The behavior of each money personality and mindset may place limitations of a couple’s happiness. The downside for savers is that they may delay buying things they really need, or regret not buying things that they’ve always wanted. Savers may be perceived as skin-flints or cheap-skates, always more concerned about the price of things than the pleasure that buying something special might bring them.

The negative aspect for spenders may be out-of-control spending and debt accumulation. No amount of “toys” will allow spenders to sleep well at night if they are stressed out over money worries.

Neither extreme – frugality or excessive spending ­– will produce agreement, cohesiveness in relationships or happiness in the long run.

There is a relationship between the increase in income and the level of happiness. Wealthy people, as defined by having a net worth of $2.3 Million (according to this year’s Modern Wealth Survey) are happier than poor people. (The Federal Poverty Level for 2019 is: individuals-$12,490; a family of two-$16,910; a family of three-below the amount of $21,300 of total household income.) The poor, and the not-so-poor, would certainly agree that having more money would add to their happiness.

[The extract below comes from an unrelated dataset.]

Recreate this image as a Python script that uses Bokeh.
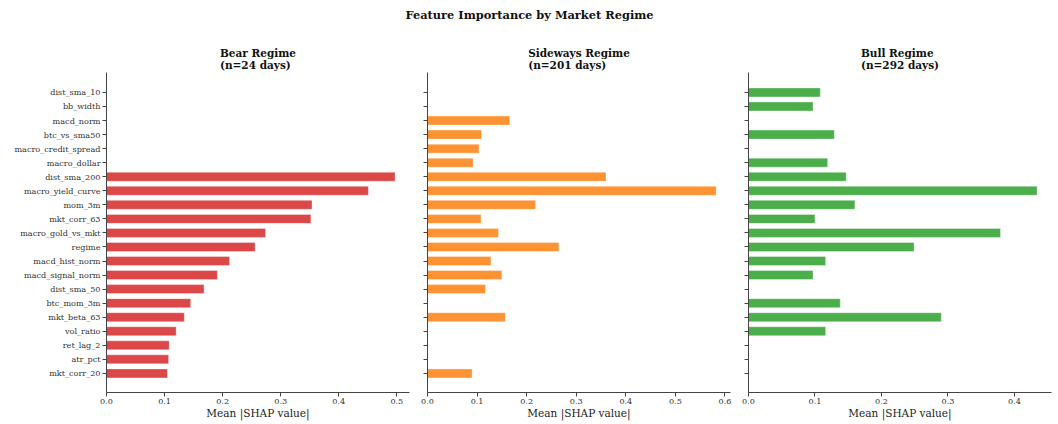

A number of studies have shown that when people have enough money to meet their basic needs happiness continues to grow. A 2013 study by University of Michigan professors Betsey Stevenson and Justin Wolfers found that there was no point at which happiness leveled off, and the richer people got, the more satisfied they were with their lives.

Can money buy happiness? Dr. Mark Holder, in a Psychology Today, 2017 article just may have the recipe for spending your money to increase happiness:

1. Buy time. Hire someone to mow your lawn, clean your house, have a pizza delivered, and/or wash your car.

2. Spend your money on others. Research show that spending on others provides greater happiness than spending on ourselves.

3. Buy experiences, not things. The reason is that experiences increase happiness over the long run. We can anticipate the experiences with excitement, and relive the experiences through photographs and reminiscences.

Investing in experiences will provide greater and more long-lasting happiness than buying things. According to David DiSolvo in Forbes (2/28/15), “It appears that the real magic in experiential purchases is anticipation.”

However, keep in mind that no matter how you spend your money, debt is not your friend, and can undermine happiness more than one can realize.
Money CAN buy happiness. It just depends on how much you have and what you do with it.